>> Begin DATA LINES
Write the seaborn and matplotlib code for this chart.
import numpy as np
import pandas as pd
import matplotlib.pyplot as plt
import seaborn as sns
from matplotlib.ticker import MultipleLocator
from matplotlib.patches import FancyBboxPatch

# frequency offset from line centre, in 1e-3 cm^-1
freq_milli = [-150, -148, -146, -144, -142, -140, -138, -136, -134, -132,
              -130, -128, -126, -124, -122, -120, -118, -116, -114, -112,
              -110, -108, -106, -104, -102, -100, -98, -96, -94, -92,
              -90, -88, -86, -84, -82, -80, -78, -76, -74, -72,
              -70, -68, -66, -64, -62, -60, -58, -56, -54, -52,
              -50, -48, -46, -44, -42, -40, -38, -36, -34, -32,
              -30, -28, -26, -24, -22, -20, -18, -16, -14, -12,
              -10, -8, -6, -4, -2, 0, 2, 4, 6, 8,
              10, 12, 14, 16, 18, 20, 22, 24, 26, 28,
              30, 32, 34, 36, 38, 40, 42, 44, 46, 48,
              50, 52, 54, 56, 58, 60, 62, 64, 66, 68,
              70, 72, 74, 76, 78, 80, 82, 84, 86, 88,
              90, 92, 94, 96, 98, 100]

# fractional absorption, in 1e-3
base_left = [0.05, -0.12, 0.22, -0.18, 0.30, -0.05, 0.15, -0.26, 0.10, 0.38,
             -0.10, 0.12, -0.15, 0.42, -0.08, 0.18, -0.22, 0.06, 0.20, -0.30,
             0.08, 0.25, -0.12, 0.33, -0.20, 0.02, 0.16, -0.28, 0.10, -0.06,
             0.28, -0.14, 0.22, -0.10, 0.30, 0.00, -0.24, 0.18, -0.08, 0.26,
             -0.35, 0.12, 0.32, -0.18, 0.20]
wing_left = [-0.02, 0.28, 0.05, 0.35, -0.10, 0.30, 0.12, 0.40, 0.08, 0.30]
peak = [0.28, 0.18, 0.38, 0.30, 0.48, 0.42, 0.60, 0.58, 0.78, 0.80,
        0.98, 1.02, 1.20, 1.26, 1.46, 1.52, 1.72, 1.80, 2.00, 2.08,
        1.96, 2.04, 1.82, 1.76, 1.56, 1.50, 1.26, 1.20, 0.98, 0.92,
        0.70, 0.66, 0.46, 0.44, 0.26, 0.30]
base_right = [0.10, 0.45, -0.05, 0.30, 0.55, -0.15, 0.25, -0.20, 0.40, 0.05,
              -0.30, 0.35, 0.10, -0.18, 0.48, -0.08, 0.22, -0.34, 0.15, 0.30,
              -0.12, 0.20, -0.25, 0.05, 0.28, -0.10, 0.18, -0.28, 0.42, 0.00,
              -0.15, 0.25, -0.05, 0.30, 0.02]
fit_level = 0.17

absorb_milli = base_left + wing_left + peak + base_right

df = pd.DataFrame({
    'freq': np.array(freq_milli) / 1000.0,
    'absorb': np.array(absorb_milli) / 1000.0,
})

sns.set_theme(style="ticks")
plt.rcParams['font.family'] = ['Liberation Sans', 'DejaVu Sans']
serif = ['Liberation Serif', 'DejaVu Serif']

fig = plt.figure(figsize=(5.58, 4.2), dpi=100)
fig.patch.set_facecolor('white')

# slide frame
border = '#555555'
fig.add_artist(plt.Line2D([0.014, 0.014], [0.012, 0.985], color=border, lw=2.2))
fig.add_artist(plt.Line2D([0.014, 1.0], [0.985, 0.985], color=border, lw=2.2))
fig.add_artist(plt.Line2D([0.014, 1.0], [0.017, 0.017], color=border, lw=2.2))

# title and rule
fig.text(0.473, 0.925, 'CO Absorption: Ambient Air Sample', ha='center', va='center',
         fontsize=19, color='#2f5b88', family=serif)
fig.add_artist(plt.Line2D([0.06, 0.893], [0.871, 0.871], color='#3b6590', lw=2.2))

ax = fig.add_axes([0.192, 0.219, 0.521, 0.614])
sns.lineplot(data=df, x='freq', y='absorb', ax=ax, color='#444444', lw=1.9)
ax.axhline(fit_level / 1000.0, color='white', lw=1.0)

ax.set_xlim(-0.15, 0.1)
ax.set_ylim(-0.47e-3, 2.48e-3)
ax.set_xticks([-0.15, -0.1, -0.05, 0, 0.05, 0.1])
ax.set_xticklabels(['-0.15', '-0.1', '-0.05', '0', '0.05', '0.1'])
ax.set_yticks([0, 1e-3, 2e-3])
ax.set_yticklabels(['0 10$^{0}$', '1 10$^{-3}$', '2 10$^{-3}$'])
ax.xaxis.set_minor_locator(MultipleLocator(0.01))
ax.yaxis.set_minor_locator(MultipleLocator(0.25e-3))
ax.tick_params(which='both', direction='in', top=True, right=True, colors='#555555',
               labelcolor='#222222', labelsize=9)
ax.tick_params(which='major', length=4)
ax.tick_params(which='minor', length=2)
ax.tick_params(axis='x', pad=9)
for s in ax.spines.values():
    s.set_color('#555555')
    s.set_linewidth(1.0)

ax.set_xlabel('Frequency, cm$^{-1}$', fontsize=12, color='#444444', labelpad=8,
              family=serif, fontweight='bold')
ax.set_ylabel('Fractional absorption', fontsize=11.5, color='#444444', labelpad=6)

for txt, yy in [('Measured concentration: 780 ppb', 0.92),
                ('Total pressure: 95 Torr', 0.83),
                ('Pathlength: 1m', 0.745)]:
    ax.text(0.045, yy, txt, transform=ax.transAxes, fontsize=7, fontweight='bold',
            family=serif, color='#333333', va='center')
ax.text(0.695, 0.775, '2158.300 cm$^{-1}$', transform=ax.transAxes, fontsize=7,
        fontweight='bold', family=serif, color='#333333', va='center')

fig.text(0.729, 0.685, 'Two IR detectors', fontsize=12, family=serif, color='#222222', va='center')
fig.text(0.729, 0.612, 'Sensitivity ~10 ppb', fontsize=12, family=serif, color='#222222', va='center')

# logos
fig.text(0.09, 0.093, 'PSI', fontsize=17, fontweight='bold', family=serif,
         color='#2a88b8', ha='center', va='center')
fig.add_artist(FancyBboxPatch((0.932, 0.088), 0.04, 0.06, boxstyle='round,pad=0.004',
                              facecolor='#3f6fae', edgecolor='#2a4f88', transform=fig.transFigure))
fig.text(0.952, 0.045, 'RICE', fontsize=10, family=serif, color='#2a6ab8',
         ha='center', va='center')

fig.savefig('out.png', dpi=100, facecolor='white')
>> End DATA LINES
>> Begin DATA LINES
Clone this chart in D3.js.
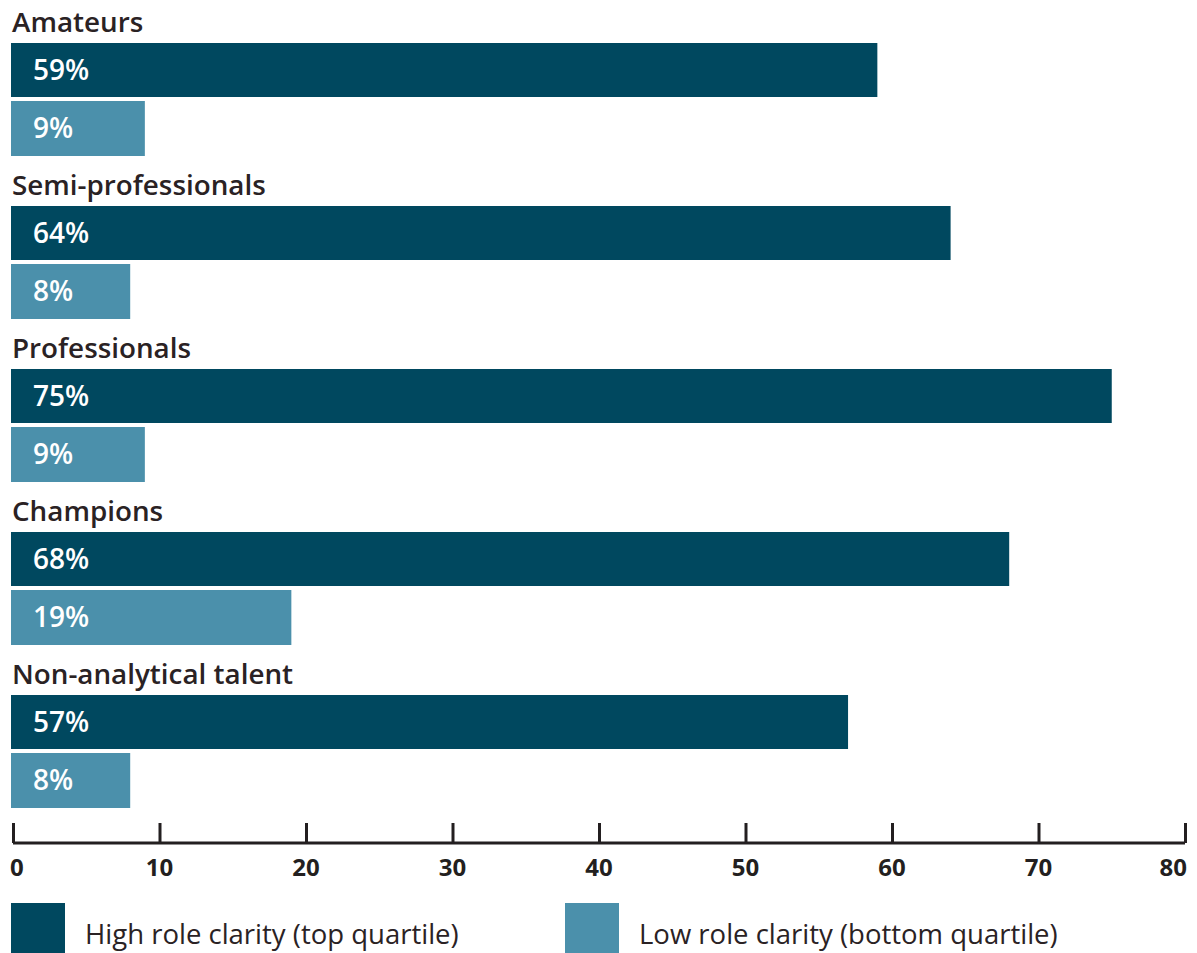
>> End DATA LINES
▶ GIVEN REQUEST: Nothing beyond the lines starting at the line containing "Write the seaborn" and ending at the line containing "absorb_milli = base_left" is to be reproduced; reproduce those lines exactly, both ends included.

▶ REPLY TO THE EXERCISE:
Write the seaborn and matplotlib code for this chart.
import numpy as np
import pandas as pd
import matplotlib.pyplot as plt
import seaborn as sns
from matplotlib.ticker import MultipleLocator
from matplotlib.patches import FancyBboxPatch

# frequency offset from line centre, in 1e-3 cm^-1
freq_milli = [-150, -148, -146, -144, -142, -140, -138, -136, -134, -132,
              -130, -128, -126, -124, -122, -120, -118, -116, -114, -112,
              -110, -108, -106, -104, -102, -100, -98, -96, -94, -92,
              -90, -88, -86, -84, -82, -80, -78, -76, -74, -72,
              -70, -68, -66, -64, -62, -60, -58, -56, -54, -52,
              -50, -48, -46, -44, -42, -40, -38, -36, -34, -32,
              -30, -28, -26, -24, -22, -20, -18, -16, -14, -12,
              -10, -8, -6, -4, -2, 0, 2, 4, 6, 8,
              10, 12, 14, 16, 18, 20, 22, 24, 26, 28,
              30, 32, 34, 36, 38, 40, 42, 44, 46, 48,
              50, 52, 54, 56, 58, 60, 62, 64, 66, 68,
              70, 72, 74, 76, 78, 80, 82, 84, 86, 88,
              90, 92, 94, 96, 98, 100]

# fractional absorption, in 1e-3
base_left = [0.05, -0.12, 0.22, -0.18, 0.30, -0.05, 0.15, -0.26, 0.10, 0.38,
             -0.10, 0.12, -0.15, 0.42, -0.08, 0.18, -0.22, 0.06, 0.20, -0.30,
             0.08, 0.25, -0.12, 0.33, -0.20, 0.02, 0.16, -0.28, 0.10, -0.06,
             0.28, -0.14, 0.22, -0.10, 0.30, 0.00, -0.24, 0.18, -0.08, 0.26,
             -0.35, 0.12, 0.32, -0.18, 0.20]
wing_left = [-0.02, 0.28, 0.05, 0.35, -0.10, 0.30, 0.12, 0.40, 0.08, 0.30]
peak = [0.28, 0.18, 0.38, 0.30, 0.48, 0.42, 0.60, 0.58, 0.78, 0.80,
        0.98, 1.02, 1.20, 1.26, 1.46, 1.52, 1.72, 1.80, 2.00, 2.08,
        1.96, 2.04, 1.82, 1.76, 1.56, 1.50, 1.26, 1.20, 0.98, 0.92,
        0.70, 0.66, 0.46, 0.44, 0.26, 0.30]
base_right = [0.10, 0.45, -0.05, 0.30, 0.55, -0.15, 0.25, -0.20, 0.40, 0.05,
              -0.30, 0.35, 0.10, -0.18, 0.48, -0.08, 0.22, -0.34, 0.15, 0.30,
              -0.12, 0.20, -0.25, 0.05, 0.28, -0.10, 0.18, -0.28, 0.42, 0.00,
              -0.15, 0.25, -0.05, 0.30, 0.02]
fit_level = 0.17

absorb_milli = base_left + wing_left + peak + base_right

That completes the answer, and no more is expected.